Given instruction:
It is required that the lines from the top of the listing through the line with "fig = go.Figure()" be reproduced exactly, excluding pictures.

Collected material:
::::::::::

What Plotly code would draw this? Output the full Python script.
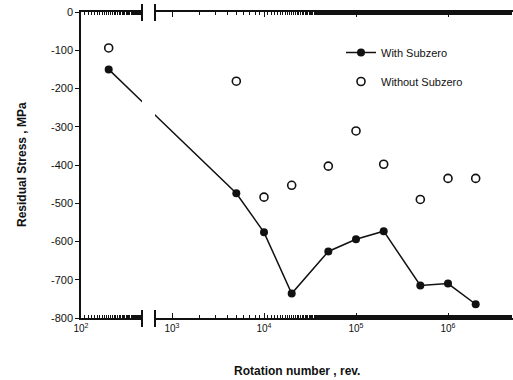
import plotly.graph_objects as go

# Data
rotations = [200, 5e3, 1e4, 2e4, 5e4, 1e5, 2e5, 5e5, 1e6, 2e6]
with_subzero = [-150, -474, -576, -736, -626, -594, -573, -715, -710, -764]
without_subzero = [-94, -181, -484, -453, -403, -311, -398, -490, -435, -435]

x_tick_vals = [100, 1000, 10000, 100000, 1000000]
x_tick_text = ["10<sup>2</sup>", "10<sup>3</sup>", "10<sup>4</sup>", "10<sup>5</sup>", "10<sup>6</sup>"]
y_tick_vals = [0, -100, -200, -300, -400, -500, -600, -700, -800]
y_tick_text = ["0", "-100", "-200", "-300", "-400", "-500", "-600", "-700", "-800"]

W, H = 513, 380
ML, MR, MT, MB = 81, 0, 12, 62
PW = W - ML - MR
PH = H - MT - MB

FONT = "Liberation Sans, Arial, sans-serif"
ink = "#111111"

fig = go.Figure()

for xa, show in (("x", True), ("x2", False)):
    fig.add_trace(go.Scatter(
        x=rotations, y=with_subzero, xaxis=xa, yaxis="y",
        mode="lines+markers", name="With Subzero", showlegend=show,
        legendgroup="a",
        line=dict(color=ink, width=1.5),
        marker=dict(symbol="circle", size=8, color=ink),
    ))
    fig.add_trace(go.Scatter(
        x=rotations, y=without_subzero, xaxis=xa, yaxis="y",
        mode="markers", name="Without Subzero", showlegend=show,
        legendgroup="b",
        marker=dict(symbol="circle-open", size=8, color=ink, line=dict(width=1.6, color=ink)),
    ))

split_l = (142 - ML) / PW
split_r = (155 - ML) / PW

xcommon = dict(
    type="log", tickvals=x_tick_vals, ticktext=x_tick_text,
    showline=True, linecolor=ink, linewidth=1.5, mirror="ticks",
    ticks="inside", ticklen=5, tickcolor=ink, showgrid=False, zeroline=False,
    tickfont=dict(family=FONT, size=10, color=ink),
    minor=dict(ticks="inside", ticklen=3, tickcolor=ink, showgrid=False),
)

fig.update_layout(
    width=W, height=H,
    margin=dict(l=ML, r=MR, t=MT, b=MB),
    paper_bgcolor="white", plot_bgcolor="white",
    xaxis=dict(domain=[0, split_l], range=[2, 2 + 61 / 92], anchor="y", **xcommon),
    xaxis2=dict(domain=[split_r, 1], range=[4 - 109 / 92, 4 + 249 / 92], anchor="y", **xcommon),
    yaxis=dict(
        range=[-800, 0], tickvals=y_tick_vals, ticktext=y_tick_text,
        showline=True, linecolor=ink, linewidth=1.5,
        ticks="outside", ticklen=4, tickcolor=ink, showgrid=False, zeroline=False,
        tickfont=dict(family=FONT, size=11, color=ink),
    ),
    showlegend=True,
    legend=dict(
        x=(341 - ML) / PW, y=1 - (38 - MT) / PH, xanchor="left", yanchor="top",
        bgcolor="rgba(0,0,0,0)", font=dict(family=FONT, size=11, color=ink),
        tracegroupgap=10, itemwidth=30,
    ),
)

# axis titles
fig.add_annotation(
    text="<b>Rotation number , rev.</b>", xref="paper", yref="paper",
    x=0.5, y=-(371 - 318) / PH, xanchor="center", yanchor="middle",
    showarrow=False, font=dict(family=FONT, size=12, color=ink),
)
fig.add_annotation(
    text="<b>Residual Stress , MPa</b>", xref="paper", yref="paper",
    x=-(ML - 22) / PW, y=0.5, xanchor="center", yanchor="middle", textangle=-90,
    showarrow=False, font=dict(family=FONT, size=12, color=ink),
)

# axis break marks
for px in (142, 155):
    xp = (px - ML) / PW
    for y0, y1 in ((1 + 8 / PH, 1 - 9 / PH), (8 / PH, -9 / PH)):
        fig.add_shape(type="line", xref="paper", yref="paper",
                      x0=xp, x1=xp, y0=y0, y1=y1,
                      line=dict(color=ink, width=2))

fig.write_html("out.html")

::::::::::

Completed exercise:
What Plotly code would draw this? Output the full Python script.
import plotly.graph_objects as go

# Data
rotations = [200, 5e3, 1e4, 2e4, 5e4, 1e5, 2e5, 5e5, 1e6, 2e6]
with_subzero = [-150, -474, -576, -736, -626, -594, -573, -715, -710, -764]
without_subzero = [-94, -181, -484, -453, -403, -311, -398, -490, -435, -435]

x_tick_vals = [100, 1000, 10000, 100000, 1000000]
x_tick_text = ["10<sup>2</sup>", "10<sup>3</sup>", "10<sup>4</sup>", "10<sup>5</sup>", "10<sup>6</sup>"]
y_tick_vals = [0, -100, -200, -300, -400, -500, -600, -700, -800]
y_tick_text = ["0", "-100", "-200", "-300", "-400", "-500", "-600", "-700", "-800"]

W, H = 513, 380
ML, MR, MT, MB = 81, 0, 12, 62
PW = W - ML - MR
PH = H - MT - MB

FONT = "Liberation Sans, Arial, sans-serif"
ink = "#111111"

fig = go.Figure()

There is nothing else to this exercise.